- _Task to complete_: Begin at the top of the entries below and write out every line through the one containing "plt.rcParams['font.family'] = ['Liberation", excluding pictures.
:: Material provided ::
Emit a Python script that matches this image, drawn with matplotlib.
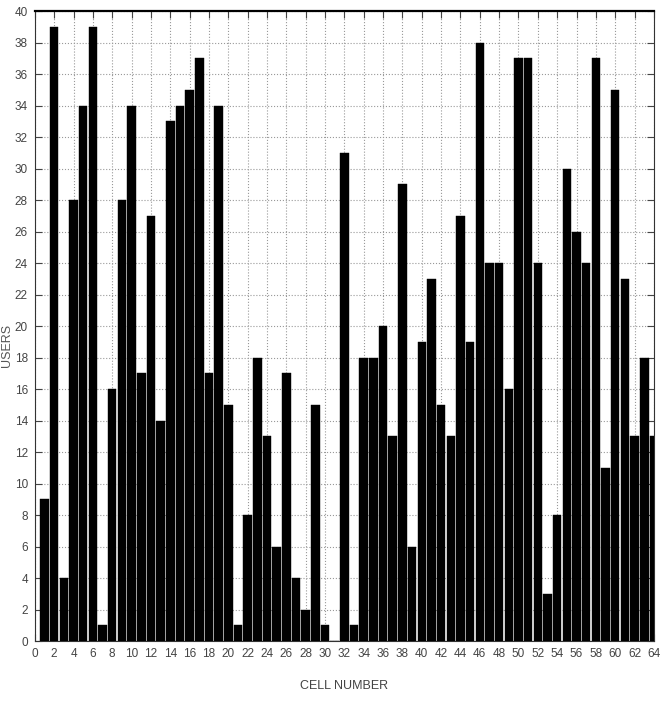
import matplotlib
matplotlib.use("Agg")
import matplotlib.pyplot as plt
import numpy as np

cells = list(range(1, 65))
users = [9, 39, 4, 28, 34, 39, 1, 16, 28, 34, 17, 27, 14, 33, 34, 35, 37, 17, 34, 15,
         1, 8, 18, 13, 6, 17, 4, 2, 15, 1, 0, 31, 1, 18, 18, 20, 13, 29, 6, 19,
         23, 15, 13, 27, 19, 38, 24, 24, 16, 37, 37, 24, 3, 8, 30, 26, 24, 37, 11, 35,
         23, 13, 18, 13]
xticks = list(range(0, 65, 2))
yticks = list(range(0, 41, 2))

plt.rcParams['font.family'] = ['Liberation Sans', 'DejaVu Sans']

fig = plt.figure(figsize=(6.7, 7.03), dpi=100)
ax = fig.add_axes([0.052, 0.088, 0.924, 0.896])
ax.bar(cells, users, width=0.88, color='black', edgecolor='black', linewidth=0.3, zorder=3)
ax.set_xlim(0, 64)
ax.set_ylim(0, 40)
ax.set_xticks(xticks)
ax.set_yticks(yticks)
ax.tick_params(direction='in', top=True, right=True, length=5, labelsize=8.5,
               colors='#444444', pad=5)
ax.grid(True, linestyle=':', color='#999999', linewidth=0.8, zorder=0)
for s in ax.spines.values():
    s.set_color('#333333')
    s.set_linewidth(0.8)
ax.spines['top'].set_linewidth(1.6)
ax.spines['top'].set_color('black')
ax.set_xlabel('CELL NUMBER', fontsize=9, color='#444444', labelpad=14)
ax.set_ylabel('USERS', fontsize=9, color='#555555')
ax.yaxis.set_label_coords(-0.036, 0.47)
fig.savefig('out.png', dpi=100)
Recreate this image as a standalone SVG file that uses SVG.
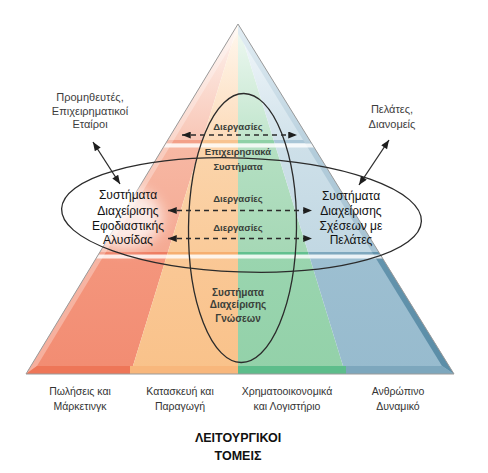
<svg xmlns="http://www.w3.org/2000/svg" width="488" height="473" viewBox="0 0 488 473">
<style>
  .t { font-family: "Liberation Sans", Arial, sans-serif; text-anchor: middle; }
  .side { font-size: 12px; fill: #111; }
  .ext { font-size: 11px; fill: #3d3d3d; }
  .area { font-size: 10.5px; fill: #333; }
  .inner { font-size: 9.5px; font-weight: bold; fill: #3a3f3a; }
  .km { font-size: 10px; font-weight: bold; fill: #3a3f3a; }
  .title { font-size: 12.5px; font-weight: bold; fill: #111; }
  .oval { fill: none; stroke: #2b2b2b; stroke-width: 1.3; }
  .dash { stroke: #2b2b2b; stroke-width: 1.3; stroke-dasharray: 5 4; fill: none; }
  .solid { stroke: #2b2b2b; stroke-width: 1.3; fill: none; }
</style>
<defs>
  <linearGradient id="gRed" gradientUnits="userSpaceOnUse" x1="0" y1="24" x2="0" y2="374">
    <stop offset="0" stop-color="#FEF4F0"/>
    <stop offset="0.331" stop-color="#F8C6B6"/>
    <stop offset="0.331" stop-color="#F3A089"/>
    <stop offset="0.34" stop-color="#F3A089"/>
    <stop offset="0.34" stop-color="#F7B8A4"/>
    <stop offset="0.651" stop-color="#F5AA93"/>
    <stop offset="0.651" stop-color="#EE7D62"/>
    <stop offset="0.66" stop-color="#EE7D62"/>
    <stop offset="0.66" stop-color="#F4967D"/>
    <stop offset="1" stop-color="#F28C72"/>
  </linearGradient>
  <linearGradient id="gOra" gradientUnits="userSpaceOnUse" x1="0" y1="24" x2="0" y2="374">
    <stop offset="0" stop-color="#FFF8EF"/>
    <stop offset="0.331" stop-color="#FCDBBA"/>
    <stop offset="0.331" stop-color="#F8C390"/>
    <stop offset="0.34" stop-color="#F8C390"/>
    <stop offset="0.34" stop-color="#FBD5AC"/>
    <stop offset="0.651" stop-color="#FACB9A"/>
    <stop offset="0.651" stop-color="#F6AF70"/>
    <stop offset="0.66" stop-color="#F6AF70"/>
    <stop offset="0.66" stop-color="#FAC896"/>
    <stop offset="1" stop-color="#F9C28A"/>
  </linearGradient>
  <linearGradient id="gGrn" gradientUnits="userSpaceOnUse" x1="0" y1="24" x2="0" y2="374">
    <stop offset="0" stop-color="#F0F9F3"/>
    <stop offset="0.331" stop-color="#C0E5CC"/>
    <stop offset="0.331" stop-color="#8FD1A7"/>
    <stop offset="0.34" stop-color="#8FD1A7"/>
    <stop offset="0.34" stop-color="#B5E0C3"/>
    <stop offset="0.651" stop-color="#A6D8B6"/>
    <stop offset="0.651" stop-color="#63C08F"/>
    <stop offset="0.66" stop-color="#63C08F"/>
    <stop offset="0.66" stop-color="#9AD5AF"/>
    <stop offset="1" stop-color="#93D1A9"/>
  </linearGradient>
  <linearGradient id="gBlu" gradientUnits="userSpaceOnUse" x1="0" y1="24" x2="0" y2="374">
    <stop offset="0" stop-color="#F3F8FB"/>
    <stop offset="0.331" stop-color="#D1E2EB"/>
    <stop offset="0.331" stop-color="#A9C6D7"/>
    <stop offset="0.34" stop-color="#A9C6D7"/>
    <stop offset="0.34" stop-color="#CEE0E9"/>
    <stop offset="0.651" stop-color="#C2D8E3"/>
    <stop offset="0.651" stop-color="#7FA8BE"/>
    <stop offset="0.66" stop-color="#7FA8BE"/>
    <stop offset="0.66" stop-color="#9DBFD1"/>
    <stop offset="1" stop-color="#97BBCE"/>
  </linearGradient>
  <linearGradient id="gBev" gradientUnits="userSpaceOnUse" x1="0" y1="24" x2="0" y2="374">
    <stop offset="0" stop-color="#E3EEF4"/>
    <stop offset="0.331" stop-color="#BBD2DF"/>
    <stop offset="0.34" stop-color="#B4CDDB"/>
    <stop offset="0.651" stop-color="#A6C3D3"/>
    <stop offset="0.651" stop-color="#6494AD"/>
    <stop offset="1" stop-color="#5A8DA7"/>
  </linearGradient>
  <linearGradient id="gBase" gradientUnits="userSpaceOnUse" x1="26" y1="0" x2="454" y2="0">
    <stop offset="0" stop-color="#EE7658"/>
    <stop offset="0.244" stop-color="#EE7658"/>
    <stop offset="0.244" stop-color="#F8B77C"/>
    <stop offset="0.4953" stop-color="#F8B77C"/>
    <stop offset="0.4953" stop-color="#5DBD8B"/>
    <stop offset="0.7465" stop-color="#5DBD8B"/>
    <stop offset="0.7465" stop-color="#7DA7BD"/>
    <stop offset="1" stop-color="#7DA7BD"/>
  </linearGradient>
  <clipPath id="tri"><polygon points="238,24 26,374 454,374"/></clipPath>
  <filter id="blur" x="-50%" y="-50%" width="200%" height="200%"><feGaussianBlur stdDeviation="7"/></filter>
  <marker id="ah" viewBox="0 0 10 8" refX="10" refY="4" markerUnits="userSpaceOnUse" markerWidth="10" markerHeight="7" orient="auto-start-reverse">
    <path d="M0,0 L10,4 L0,8 z" fill="#1e1e1e"/>
  </marker>
</defs>

<g id="pyramid">
  <polygon points="238,24 26,374 130.5,374" fill="url(#gRed)"/>
  <polygon points="238,24 130.5,374 238,374" fill="url(#gOra)"/>
  <polygon points="238,24 238,374 345.5,374" fill="url(#gGrn)"/>
  <polygon points="238,24 345.5,374 454,374" fill="url(#gBlu)"/>
  <polygon points="238,24 26,374 37,366 238,34" fill="#ffffff" opacity="0.3"/>
  <polygon points="238,24 238,34 442,366 454,374" fill="url(#gBev)"/>
  <polygon points="37,366 442,366 454,374 26,374" fill="url(#gBase)"/>
  <g clip-path="url(#tri)" fill="#ffffff">
    <rect x="20" y="143.5" width="440" height="4" opacity="0.8"/>
    <rect x="20" y="254.5" width="440" height="4" opacity="0.8"/>
  </g>
  <polygon points="238,24 26,374 454,374" fill="none" stroke="#9a9a9a" stroke-width="1"/>
  <ellipse cx="124" cy="218" rx="38" ry="30" fill="#ffffff" opacity="0.75" filter="url(#blur)"/>
</g>

<g id="connectors">
  <ellipse class="oval" cx="242.5" cy="228" rx="54" ry="134.5" transform="rotate(0.6 242.5 228)"/>
  <ellipse class="oval" cx="241.5" cy="215" rx="180" ry="57" transform="rotate(2 241.5 215)"/>
  <line class="dash" x1="182" y1="135" x2="297" y2="135" marker-start="url(#ah)" marker-end="url(#ah)"/>
  <line class="dash" x1="168" y1="210.5" x2="312" y2="210.5" marker-start="url(#ah)" marker-end="url(#ah)"/>
  <line class="dash" x1="168" y1="238.5" x2="312" y2="238.5" marker-start="url(#ah)" marker-end="url(#ah)"/>
  <line class="solid" x1="93" y1="142" x2="120" y2="184" marker-start="url(#ah)" marker-end="url(#ah)"/>
  <line class="solid" x1="389" y1="140" x2="359" y2="185" marker-start="url(#ah)" marker-end="url(#ah)"/>
</g>

<g id="suppliers">
  <text class="t ext" x="90" y="101">Προμηθευτές,</text>
  <text class="t ext" x="90" y="114.5">Επιχειρηματικοί</text>
  <text class="t ext" x="90" y="128">Εταίροι</text>
</g>
<g id="customers">
  <text class="t ext" x="392" y="112.5">Πελάτες,</text>
  <text class="t ext" x="392" y="127.5">Διανομείς</text>
</g>
<g id="scm">
  <text class="t side" x="128" y="199">Συστήματα</text>
  <text class="t side" x="128" y="214.5">Διαχείρισης</text>
  <text class="t side" x="128" y="229.5">Εφοδιαστικής</text>
  <text class="t side" x="128" y="244">Αλυσίδας</text>
</g>
<g id="crm">
  <text class="t side" x="351" y="200">Συστήματα</text>
  <text class="t side" x="351" y="215">Διαχείρισης</text>
  <text class="t side" x="351" y="230">Σχέσεων με</text>
  <text class="t side" x="351" y="244">Πελάτες</text>
</g>
<g id="processes">
  <text class="t inner" x="238" y="130">Διεργασίες</text>
  <text class="t inner" x="238" y="202">Διεργασίες</text>
  <text class="t inner" x="238" y="231">Διεργασίες</text>
</g>
<g id="erp">
  <text class="t inner" x="238" y="154.5">Επιχειρησιακά</text>
  <text class="t inner" x="238" y="169.5">Συστήματα</text>
</g>
<g id="km">
  <text class="t km" x="238" y="296">Συστήματα</text>
  <text class="t km" x="238" y="307.5">Διαχείρισης</text>
  <text class="t km" x="238" y="322">Γνώσεων</text>
</g>
<g id="areas">
  <text class="t area" x="80" y="395">Πωλήσεις και</text>
  <text class="t area" x="80" y="410">Μάρκετινγκ</text>
  <text class="t area" x="180" y="395">Κατασκευή και</text>
  <text class="t area" x="180" y="410">Παραγωγή</text>
  <text class="t area" x="287" y="395">Χρηματοοικονομικά</text>
  <text class="t area" x="287" y="410">και Λογιστήριο</text>
  <text class="t area" x="398" y="395">Ανθρώπινο</text>
  <text class="t area" x="398" y="410">Δυναμικό</text>
</g>
<g id="title">
  <text class="t title" x="238" y="442">ΛΕΙΤΟΥΡΓΙΚΟΙ</text>
  <text class="t title" x="238" y="460">ΤΟΜΕΙΣ</text>
</g>
</svg>
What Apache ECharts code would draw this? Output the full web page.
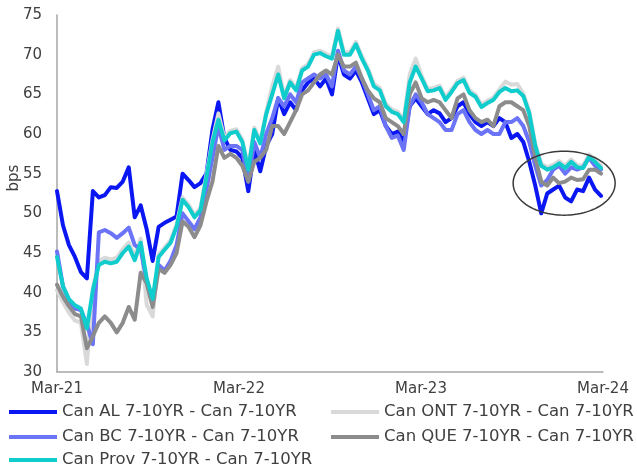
:::
- _Task output_:
Emit a Python script that matches this image, drawn with matplotlib.
import matplotlib
matplotlib.use("Agg")
import matplotlib.pyplot as plt
import numpy as np

cells = list(range(1, 65))
users = [9, 39, 4, 28, 34, 39, 1, 16, 28, 34, 17, 27, 14, 33, 34, 35, 37, 17, 34, 15,
         1, 8, 18, 13, 6, 17, 4, 2, 15, 1, 0, 31, 1, 18, 18, 20, 13, 29, 6, 19,
         23, 15, 13, 27, 19, 38, 24, 24, 16, 37, 37, 24, 3, 8, 30, 26, 24, 37, 11, 35,
         23, 13, 18, 13]
xticks = list(range(0, 65, 2))
yticks = list(range(0, 41, 2))

plt.rcParams['font.family'] = ['Liberation Sans', 'DejaVu Sans']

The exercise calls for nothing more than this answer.